Korean Petitions
Korean Petitions is the data collected from the Blue House National Petition (2017.08 ~ 2019.03), released by lovit@github. Data specification is as follows:
- author: lovit@github
- repository: https://github.com/lovit/petitions_archive
- size:
- train: 433,631 examples
Data structure is as:
Attributes | Property |
---|---|
text | Content of petition |
category | Category of petition |
num_agree | Number of agreements |
begin | Date petition began |
end | Date petition ended |
title | Title of petition |
1. In Python
Execute Python console, download the corpus, and read it.
Downloading the corpus
You can download the Korean Petitions in the local by the following procedure.
from Korpora import Korpora
Korpora.fetch("korean_petitions")
First, download the corpus to Korpora, a directory under the user’s local computer root (~/Korpora
).If you want to download it in other path, please assign root_dir=custom_path
when you execute fetch function.
If you assign force_download=True
when you execute the fetch function, the corpus is downloaded again regardless of its presence in the local. The default is False
.
Reading the corpus
You can read the Korean Petitions in Python console with the following scheme. If the corpus is not in the local, the downloading is accompanied.
from Korpora import Korpora
corpus = Korpora.load("korean_petitions")
You can read the Korean Petitions as below; the result is the same as the above operation.

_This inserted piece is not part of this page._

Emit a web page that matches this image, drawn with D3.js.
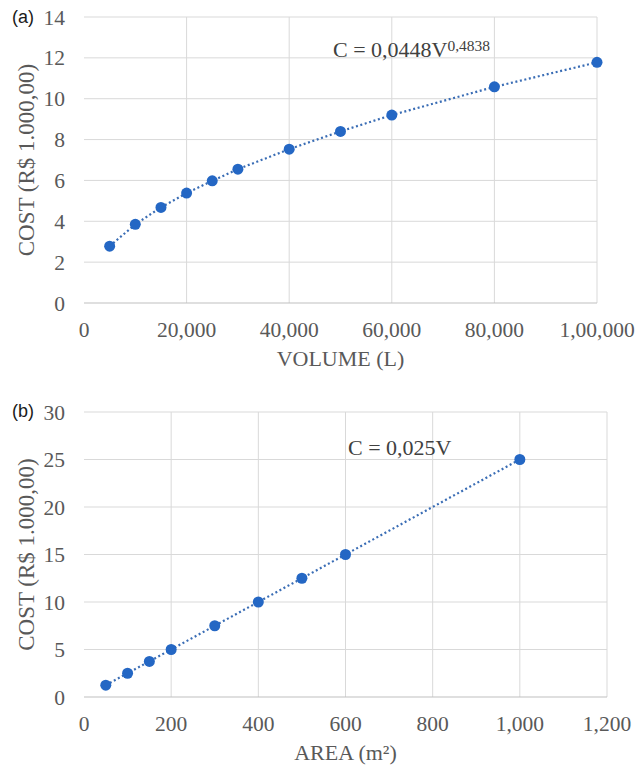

from Korpora import KoreanPetitionsKorpus
corpus = KoreanPetitionsKorpus()
Execute one of the above, and the copus is assigned to the variable corpus
. train
denotes the train data of Korean Petitions, and you can check the first instance as:
>>> corpus.train[0]
KoreanPetition(text="안녕하세요. 현재 사대, ...", category='육아/교육', num_agree=88, begin='2017-08-25', end='2017-09-24', title='학교는 ...')
>>> corpus.train[0].text
안녕하세요. 현재 사대, ...
>>> corpus.train[0].category
육아/교육
>>> corpus.train[0].num_agree
88
>>> corpus.train[0].begin
2017-08-25
>>> corpus.train[0].end
2017-09-24
>>> corpus.train[0].title
학교는
The method get_all_texts
lets you check all the texts (Content of petition) in Korean Petitions. The method get_all_categories
lets you check all the categories (Category of petition) in Korean Petitions. The method get_all_num_agrees
lets you check all the num_agree (Number of agreements) in Korean Petitions. The method get_all_titles
lets you check all the titles (Title of petition) in Korean Petitions.
2. In terminal
You can download the corpus without executing Python console. The command is as below.
korpora fetch --corpus korean_petitions
First, download the corpus to Korpora, a directory under the user’s local computer root (~/Korpora
).If you want to download it in other path, please assign --root_dir custom_path
when you execute fetch function in the terminal.
If you assign --force_download
when you execute fetch function in the terminal, the corpus is downloaded again regardless of its presence in the local.